Se trata, por tanto, de una idea totalmente positiva y que el Nuevo Testamento recoge en términos religiosos: salvación. Es una aspiración que hay que descifrar independientemente de toda idea de falta o caída. Deseo, propensión, espera, que constituyen casi la definición del ser humano: un “ser tenso hacia”, cuyas aspiraciones se cumplen en la llamada cristiana: «Yo he venido para dar la vida a los hombres y para que la tengan en plenitud» (Jn 10,10). No se habla aún de pecado, aunque éste exista.
Porque hombres y mujeres tienen que pasar, eso sí, por la experiencia de no pocos obstáculos y dificultades en este camino de cumplimiento de sí mismo. ¿Y cuáles son esos obstáculos?

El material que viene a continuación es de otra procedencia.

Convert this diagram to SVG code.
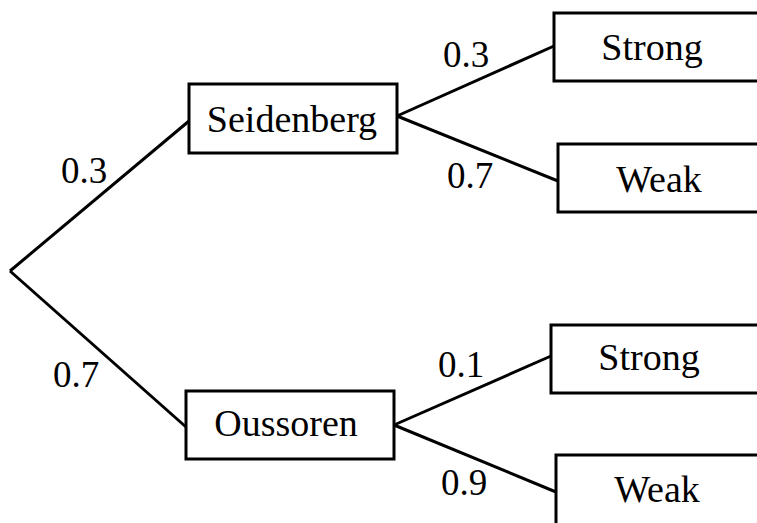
<svg xmlns="http://www.w3.org/2000/svg" width="757" height="523" viewBox="0 0 757 523">
<style>
.box{fill:#fff;stroke:#000;stroke-width:3}
.edge{fill:none;stroke:#000;stroke-width:3}
text{font-family:"Liberation Serif","Times New Roman",serif;font-size:38px;fill:#000}
.n{font-size:37px}
.c{text-anchor:middle}
</style>
<rect width="757" height="523" fill="#fff"/>
<g id="connectors">
<line class="edge" x1="10" y1="271" x2="189" y2="121"/>
<line class="edge" x1="10" y1="271" x2="186" y2="427"/>
<line class="edge" x1="397" y1="116" x2="554" y2="46"/>
<line class="edge" x1="397" y1="116" x2="558" y2="181"/>
<line class="edge" x1="394" y1="425" x2="551" y2="356"/>
<line class="edge" x1="394" y1="425" x2="556" y2="492"/>
<text x="84" y="183" class="c n">0.3</text>
<text x="76" y="387" class="c n">0.7</text>
<text x="466" y="67" class="c n">0.3</text>
<text x="470" y="188" class="c n">0.7</text>
<text x="461" y="377" class="c n">0.1</text>
<text x="464" y="495" class="c n">0.9</text>
</g>
<g id="seidenberg">
<rect class="box" x="189" y="84" width="208" height="69"/>
<text x="292" y="132" class="c">Seidenberg</text>
</g>
<g id="oussoren">
<rect class="box" x="186" y="391" width="208" height="68"/>
<text x="286" y="436" class="c">Oussoren</text>
</g>
<g id="strong1">
<rect class="box" x="554" y="13" width="220" height="68"/>
<text x="652" y="60" class="c">Strong</text>
</g>
<g id="weak1">
<rect class="box" x="558" y="144" width="220" height="68"/>
<text x="659" y="192" class="c">Weak</text>
</g>
<g id="strong2">
<rect class="box" x="551" y="325" width="220" height="68"/>
<text x="649" y="370" class="c">Strong</text>
</g>
<g id="weak2">
<rect class="box" x="556" y="455" width="220" height="80"/>
<text x="657" y="502" class="c">Weak</text>
</g>
</svg>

Seguramente podrían citarse muchos. Enumeremos sólo la muerte, el mal y la fatalidad, esa ausencia frecuente y clamorosa de libertad. Todo eso nos hostiga como otros tantos impedimentos y asechanzas.
¿De todo eso nos salva Jesucristo? Ciertamente. ¿Qué significa en el fondo la idea de salvación sino que no hay nada irremediable ni definitivo? Todo puede volver a comenzar, todo puede recuperarse, o sea, salvarse. No, tú no eres un drogadicto, tú no eres un ladrón, como si se tratase de tu naturaleza o de una situación irremediable. Tú has robado, has tomado droga, pero tú puedes salir de eso. La situación no es definitiva, pero necesitas que te ayuden para salir. El ser humano, en el inicio, dijo: «Tuve miedo y me escondí» (Gn 3,10), pero después se nos ha dicho por Cristo: «Levantaos; no tengáis miedo» (Mt 17,7 y pássim), verdadero leit motiv del Nuevo Testamento.